**EXERCISE**
Begin with the first line below and retype each line exactly through the line containing "W, H = 992, 426". Any pictures are to be left out.

┄┄┄┄┄┄┄┄┄┄┄┄┄┄┄┄┄┄┄┄

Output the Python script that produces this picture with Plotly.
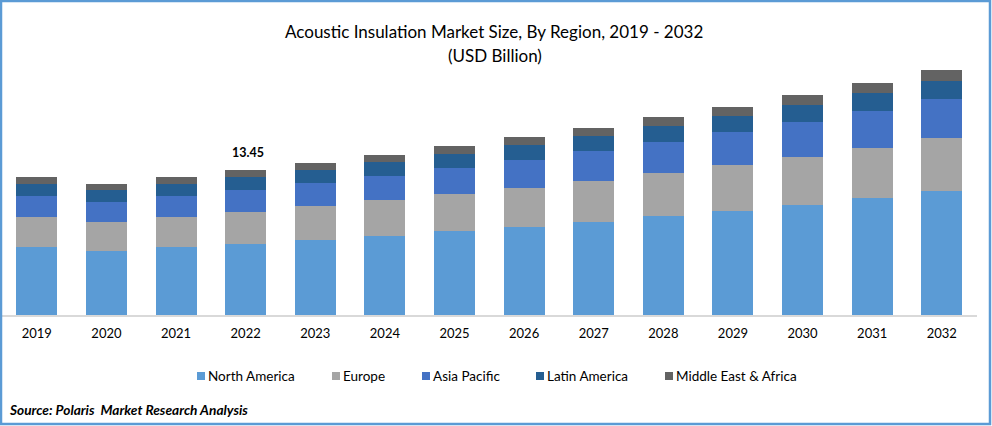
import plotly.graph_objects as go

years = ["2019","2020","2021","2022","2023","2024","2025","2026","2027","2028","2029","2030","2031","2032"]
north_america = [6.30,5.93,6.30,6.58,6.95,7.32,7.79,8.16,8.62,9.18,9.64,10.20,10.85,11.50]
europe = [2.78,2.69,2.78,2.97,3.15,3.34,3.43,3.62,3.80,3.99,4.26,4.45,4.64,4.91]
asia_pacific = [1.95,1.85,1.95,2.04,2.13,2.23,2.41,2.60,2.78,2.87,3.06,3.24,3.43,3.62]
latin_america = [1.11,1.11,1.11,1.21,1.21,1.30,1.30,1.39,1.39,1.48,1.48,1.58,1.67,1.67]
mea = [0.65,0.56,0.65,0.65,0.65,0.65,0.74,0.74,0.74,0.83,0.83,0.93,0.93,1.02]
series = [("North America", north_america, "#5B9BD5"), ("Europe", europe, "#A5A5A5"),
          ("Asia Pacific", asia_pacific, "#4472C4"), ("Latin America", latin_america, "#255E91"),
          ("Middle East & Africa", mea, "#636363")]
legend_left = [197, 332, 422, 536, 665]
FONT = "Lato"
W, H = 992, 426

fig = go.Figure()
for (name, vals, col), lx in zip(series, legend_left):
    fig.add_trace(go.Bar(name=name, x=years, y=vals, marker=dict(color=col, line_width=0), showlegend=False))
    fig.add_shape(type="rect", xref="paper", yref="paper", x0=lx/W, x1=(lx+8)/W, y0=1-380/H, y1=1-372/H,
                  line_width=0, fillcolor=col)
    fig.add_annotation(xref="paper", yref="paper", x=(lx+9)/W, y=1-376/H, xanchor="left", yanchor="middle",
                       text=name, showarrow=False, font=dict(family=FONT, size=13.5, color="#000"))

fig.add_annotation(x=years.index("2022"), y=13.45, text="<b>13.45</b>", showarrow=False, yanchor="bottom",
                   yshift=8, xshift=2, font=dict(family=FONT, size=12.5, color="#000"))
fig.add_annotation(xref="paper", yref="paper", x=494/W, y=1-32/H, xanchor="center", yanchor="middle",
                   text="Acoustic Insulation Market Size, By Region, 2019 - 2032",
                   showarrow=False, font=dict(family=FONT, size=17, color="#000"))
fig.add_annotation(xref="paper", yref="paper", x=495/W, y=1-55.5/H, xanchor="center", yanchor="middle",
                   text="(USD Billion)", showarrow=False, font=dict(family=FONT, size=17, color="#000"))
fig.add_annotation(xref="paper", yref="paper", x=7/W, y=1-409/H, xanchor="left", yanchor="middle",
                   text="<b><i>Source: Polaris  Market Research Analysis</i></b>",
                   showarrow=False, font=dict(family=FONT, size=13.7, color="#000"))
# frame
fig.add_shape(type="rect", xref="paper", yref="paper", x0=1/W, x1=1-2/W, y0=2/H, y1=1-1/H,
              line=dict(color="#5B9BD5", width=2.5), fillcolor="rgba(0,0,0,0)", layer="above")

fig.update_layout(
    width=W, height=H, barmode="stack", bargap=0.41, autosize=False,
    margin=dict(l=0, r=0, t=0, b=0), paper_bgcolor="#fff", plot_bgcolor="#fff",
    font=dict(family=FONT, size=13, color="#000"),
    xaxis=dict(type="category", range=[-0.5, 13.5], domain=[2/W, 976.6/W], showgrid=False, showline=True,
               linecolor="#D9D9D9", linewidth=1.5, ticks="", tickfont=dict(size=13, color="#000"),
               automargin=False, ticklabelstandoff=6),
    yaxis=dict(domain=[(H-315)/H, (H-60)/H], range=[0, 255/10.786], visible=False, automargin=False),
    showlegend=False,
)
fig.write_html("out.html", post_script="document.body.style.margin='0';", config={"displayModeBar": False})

┄┄┄┄┄┄┄┄┄┄┄┄┄┄┄┄┄┄┄┄

**PROBLEM SOLUTION**
Output the Python script that produces this picture with Plotly.
import plotly.graph_objects as go

years = ["2019","2020","2021","2022","2023","2024","2025","2026","2027","2028","2029","2030","2031","2032"]
north_america = [6.30,5.93,6.30,6.58,6.95,7.32,7.79,8.16,8.62,9.18,9.64,10.20,10.85,11.50]
europe = [2.78,2.69,2.78,2.97,3.15,3.34,3.43,3.62,3.80,3.99,4.26,4.45,4.64,4.91]
asia_pacific = [1.95,1.85,1.95,2.04,2.13,2.23,2.41,2.60,2.78,2.87,3.06,3.24,3.43,3.62]
latin_america = [1.11,1.11,1.11,1.21,1.21,1.30,1.30,1.39,1.39,1.48,1.48,1.58,1.67,1.67]
mea = [0.65,0.56,0.65,0.65,0.65,0.65,0.74,0.74,0.74,0.83,0.83,0.93,0.93,1.02]
series = [("North America", north_america, "#5B9BD5"), ("Europe", europe, "#A5A5A5"),
          ("Asia Pacific", asia_pacific, "#4472C4"), ("Latin America", latin_america, "#255E91"),
          ("Middle East & Africa", mea, "#636363")]
legend_left = [197, 332, 422, 536, 665]
FONT = "Lato"
W, H = 992, 426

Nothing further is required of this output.